Thursday 3 June 2010

Springtime and the Hay- on- Wye Festival

The day started well with good sunshine and the fact that yet another member of the slapper twitterati had been reported for spam by the time I checked out her ( for ‘her’ it always is), profile. Then the day took a downturn with our on-line banking account blocking Sian’s ID while she tried to help me get the necessary numbers to retrieve my points so we could get a nice voucher for Sainsbury’s before the points were cancelled due to old age. After 90 minutes on the phone and not being allowed to continue with my request for an ID number because I didn’t have an ID number, we were eventually told to go to our branch. For good measure someone must have thought at this point that it was a jolly good idea to take Sian’s number off the system as well!

As neither of us now had on-line banking a trip to Hay-on-Wye became essential. Normally this would not be a problem but in Festival Week? Oh dear! Nevertheless, as things turned out, we had a very pleasant sunny afternoon in the town. Our banking problems would seem to have been sorted within 10 minutes, although we have not actually tried the new numbers out on-line. We managed to get very quick service at the Post Office. ( If you go to Hereford’s new Post Office with more lights, counter numbers and service tickets, than actual service, it’s best not to be in any kind of a hurry at all) followed by two cones of sheep ice cream from Shepherds. A quick check in the charity shops for bargains and then an attempt to get a copy of Broad Sheep, the live arts bulletin. The bookshop where I regularly check out the latest second hand sheet music denied all knowledge of having held such a publication for distribution. As I have picked up quite a few editions from this establishment I left without comment and later learnt from the helpful ladies at the Tourist Information Office by the main car park that it is due out any time now. Perhaps the warm weather had brought the guy out from his dark hibernation into an unfamiliar world.

In the depths of the newly revamped Richard Booths Books ( now under new ownership) we discovered an excellent collection of photographs by students from the Hereford College of Art, entitled ‘Portraits of Hay’ with many familiar faces recorded. Chris Gibbon’s butcher’s bike featured in one of them which reminded us that we must get some of his brilliant sausages. This we duly did after calling in at Kilvert’s Hotel. Sian had a glass of local apple juice while I treated myself to an afternoon pint of Butty Bach. (Sian tells me this last sentence sounds like Mr Pooter: that can’t be true. H e would have made it in time for a ‘cold collation luncheon’.)
Chris Gibbons was coming to the end of another busy day when we eventually reached him with much of his stock retiring to the fridge for the night. We still had time to talk about his prize-winning Welsh Ponies and his planned showing of them at the Three Counties Show and the Royal Welsh.
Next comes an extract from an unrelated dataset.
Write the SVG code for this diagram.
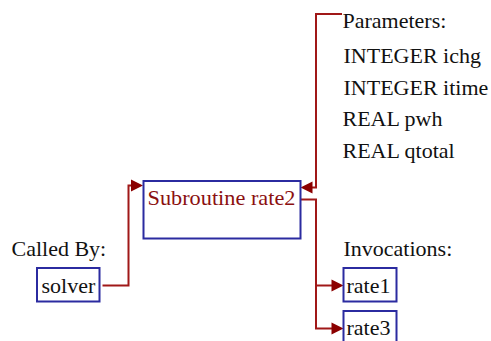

A man who clearly knows and loves his chosen breed. I told him of the many happy gallops I had had as a student along the sands at Harlech on a Welsh Cobb and how I regret having never got round to making a trip over the Abergwesyn Pass to Tregaron. I think this passed for as some idea of heaven for us both, and as I am always fond of saying, there is no harm in keeping the dream alive. It shows we are still here to appreciate this lovely part of the world.

The afternoon sun was now quite hot and the shuttle bus to the festival site was doing good business. The idea of the festival is great and it is an important annual boost to the local economy but it is very frustrating finding so many of the tickets are sold to Friends of the Festival before they go on general sale. The kind of thing we would like to go to is either on at 9 am or sold out, so we just soak up the business of the festival in the town and delight in seeing local businesses thriving. We see Hay as being on loan during this time and the peak summer months to those who, in a way, need it much more than we do. We can always reclaim in the damp days of winter and chat in the Sandwich Cellar with Sue and Mal when times are less fraught. Never can the phrase ‘gather ye rose buds while ye may’ have more meaning for those who have to make the bulk of a year’s living in a few summer months. ‘Visitors? Dont knock ‘em, we’re farming people now’, as a much missed farmer friend of ours once said.